Because November 13-19 is International Fraud Awareness Week, we're going to review ways to protect yourself and others from the mortgage and housing-related fraud scams Freddie Mac's Financial Fraud Investigation Unit (FFIU) is tracking this year.

  • Email theft of money needed to close the loan. Commonly known as "spoofing," scammers are hacking into the email accounts of real estate agents and title companies to get a homebuyer's email address and upcoming closing date. Then, pretending to be the real estate agent or title company, the fraudster sends the homebuyer an email with instructions for wiring the closing costs that will send the money to the fraudster's bank account; meaning, the would-be homebuyer loses potentially tens of thousands of dollars plus the chance to buy a home.
  • Mortgage applications with false information. Some fraudsters encourage borrowers to falsify – or let them falsify – information about savings, income, assets or other information to get a mortgage approved. The scammer earns a fee for closing the loan, while the borrower may end up with a debt he or she can't afford, which could lead to default and possibly being charged with fraud.
  • Disaster repair scams. Fraud artists often show up after a disaster promising top-quality repairs, but then either overcharge, purposefully do shoddy work, skip town before the job is done or all of the above.
  • Phony rental ads on the internet. Fraudsters phish for personal information, rent and security deposits by advertising foreclosures or other properties they don't own as rentals.
  • Foreclosure avoidance scams. Be wary of companies promising to fix your mortgage problems for an upfront fee. Remember, anything they can do, a HUD-approved counseling agency or your mortgage servicer can do for free.
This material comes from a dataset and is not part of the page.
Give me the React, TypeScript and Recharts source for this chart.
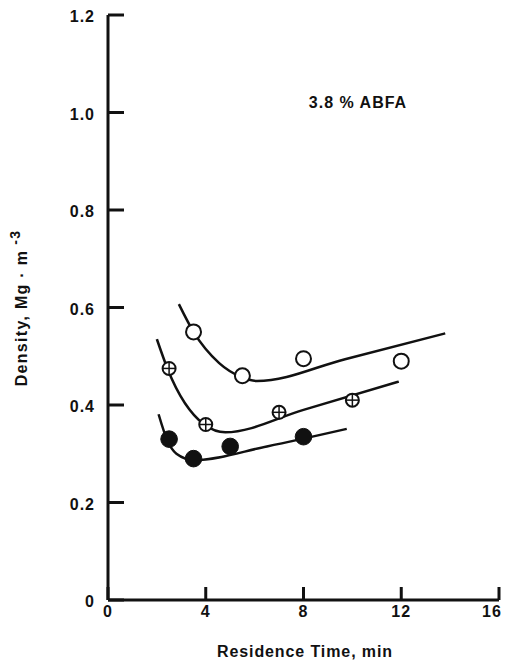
import React from 'react';
import { ComposedChart, Line, Scatter, XAxis, YAxis, Customized } from 'recharts';

const xTicks = [0, 4, 8, 12, 16];
const xTickLabels = ['0', '4', '8', '12', '16'];
const yTicks = [0, 0.2, 0.4, 0.6, 0.8, 1.0, 1.2];
const yTickLabels = ['0', '0.2', '0.4', '0.6', '0.8', '1.0', '1.2'];

const openPoints = [
  { x: 3.5, y: 0.55 },
  { x: 5.5, y: 0.46 },
  { x: 8, y: 0.495 },
  { x: 12, y: 0.49 },
];
const crossPoints = [
  { x: 2.5, y: 0.475 },
  { x: 4, y: 0.36 },
  { x: 7, y: 0.385 },
  { x: 10, y: 0.41 },
];
const filledPoints = [
  { x: 2.5, y: 0.33 },
  { x: 3.5, y: 0.29 },
  { x: 5, y: 0.315 },
  { x: 8, y: 0.335 },
];

const openCurve = [
  { x: 2.9, y: 0.607 },
  { x: 3.5, y: 0.55 },
  { x: 4.55, y: 0.486 },
  { x: 5.43, y: 0.458 },
  { x: 6.1, y: 0.449 },
  { x: 9.7, y: 0.494 },
  { x: 13.8, y: 0.547 },
];
const crossCurve = [
  { x: 2.0, y: 0.535 },
  { x: 2.43, y: 0.475 },
  { x: 3.94, y: 0.36 },
  { x: 4.8, y: 0.344 },
  { x: 8.0, y: 0.39 },
  { x: 11.9, y: 0.448 },
];
const filledCurve = [
  { x: 2.07, y: 0.381 },
  { x: 2.43, y: 0.327 },
  { x: 2.8, y: 0.3 },
  { x: 3.5, y: 0.287 },
  { x: 6.5, y: 0.315 },
  { x: 9.77, y: 0.351 },
];

const INK = '#111';
const FONT = '"Liberation Sans", Arial, Helvetica, sans-serif';

const YTick = (props: any) => {
  const { x, y, index } = props;
  return (
    <text x={x} y={y + 7} textAnchor="end" fontFamily={FONT} fontWeight="bold" fontSize={16} fill={INK} letterSpacing={1}>
      {yTickLabels[index]}
    </text>
  );
};

const XTick = (props: any) => {
  const { x, y, index } = props;
  const last = index === xTickLabels.length - 1;
  return (
    <text x={last ? x - 5 : x} y={y + 17} textAnchor="middle" fontFamily={FONT} fontWeight="bold" fontSize={16} fill={INK} letterSpacing={1}>
      {xTickLabels[index]}
    </text>
  );
};

const OpenDot = (props: any) => (
  <circle cx={props.cx} cy={props.cy} r={7.5} fill="#fff" stroke={INK} strokeWidth={2} />
);
const CrossDot = (props: any) => (
  <g>
    <circle cx={props.cx} cy={props.cy} r={6.5} fill="#fff" stroke={INK} strokeWidth={2} />
    <line x1={props.cx - 6.5} x2={props.cx + 6.5} y1={props.cy} y2={props.cy} stroke={INK} strokeWidth={1.5} />
    <line x1={props.cx} x2={props.cx} y1={props.cy - 6.5} y2={props.cy + 6.5} stroke={INK} strokeWidth={1.5} />
  </g>
);
const FilledDot = (props: any) => (
  <circle cx={props.cx} cy={props.cy} r={8.3} fill={INK} stroke={INK} strokeWidth={1} />
);

const Texts = () => (
  <g>
    <text x={358} y={108} textAnchor="middle" fontFamily={FONT} fontWeight="bold" fontSize={16} fill={INK} letterSpacing={1}>
      3.8 % ABFA
    </text>
    <text x={305} y={657} textAnchor="middle" fontFamily={FONT} fontWeight="bold" fontSize={16} fill={INK} letterSpacing={0.9}>
      Residence Time, min
    </text>
    <text transform="translate(27,308) rotate(-90)" textAnchor="middle" fontFamily={FONT} fontWeight="bold" fontSize={16} fill={INK} letterSpacing={1.3}>
      Density, Mg · m
      <tspan dx={5} dy={-7} fontSize={14}>-3</tspan>
    </text>
  </g>
);

export default function App() {
  return (
    <div style={{ position: 'absolute', left: 0, top: 0, width: 505, height: 661, background: '#fff' }}>
      <ComposedChart width={505} height={661} margin={{ top: 15, right: 6, bottom: 0, left: 0 }}>
        <XAxis
          type="number"
          dataKey="x"
          domain={[0, 16]}
          ticks={xTicks}
          allowDataOverflow
          height={61}
          axisLine={{ stroke: INK, strokeWidth: 3 }}
          tickLine={{ stroke: INK, strokeWidth: 3 }}
          tickSize={-13}
          tickMargin={13}
          tick={<XTick />}
        />
        <YAxis
          type="number"
          dataKey="y"
          domain={[0, 1.2]}
          ticks={yTicks}
          allowDataOverflow
          width={108}
          axisLine={{ stroke: INK, strokeWidth: 3 }}
          tickLine={{ stroke: INK, strokeWidth: 3 }}
          tickSize={-16}
          tickMargin={29}
          tick={<YTick />}
        />
        <Line data={openCurve} dataKey="y" type="monotone" dot={false} stroke={INK} strokeWidth={2.5} isAnimationActive={false} />
        <Line data={crossCurve} dataKey="y" type="monotone" dot={false} stroke={INK} strokeWidth={2.5} isAnimationActive={false} />
        <Line data={filledCurve} dataKey="y" type="monotone" dot={false} stroke={INK} strokeWidth={2.5} isAnimationActive={false} />
        <Scatter data={openPoints} dataKey="y" shape={<OpenDot />} isAnimationActive={false} />
        <Scatter data={crossPoints} dataKey="y" shape={<CrossDot />} isAnimationActive={false} />
        <Scatter data={filledPoints} dataKey="y" shape={<FilledDot />} isAnimationActive={false} />
        <Customized component={Texts} />
      </ComposedChart>
    </div>
  );
}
You can avoid these and other frauds by remembering a few common-sense tips:

  • Never sign mortgage applications or other financial documents unless all the blank spaces are filled in with correct information.
  • Resist pressure to exaggerate information or lie on a mortgage application. If you're asked to do this, change service providers.
  • Be careful: Think before you act.
    • Verify any closing instructions received by email by calling your real estate agent or title company at a number you know is theirs.
    • Only share personal credit information online with a trusted retailer/service provider.
    • Verify that rental properties advertised on the internet are really for rent. Look up the address on Zillow or Trulia and call the listing agent and/or the property's true owner per public records to verify the rental.
    • Never sign a 'quit claim deed' or give the title of a home to anyone promising to rent it back until you can afford to own it again. Once the fraudster has your title, they can evict you and sell your house.
  • Borrowers in financial trouble should always contact their servicer or a HUD-approved counselor and be suspicious of too-good-to-be-true offers from so-called mortgage experts.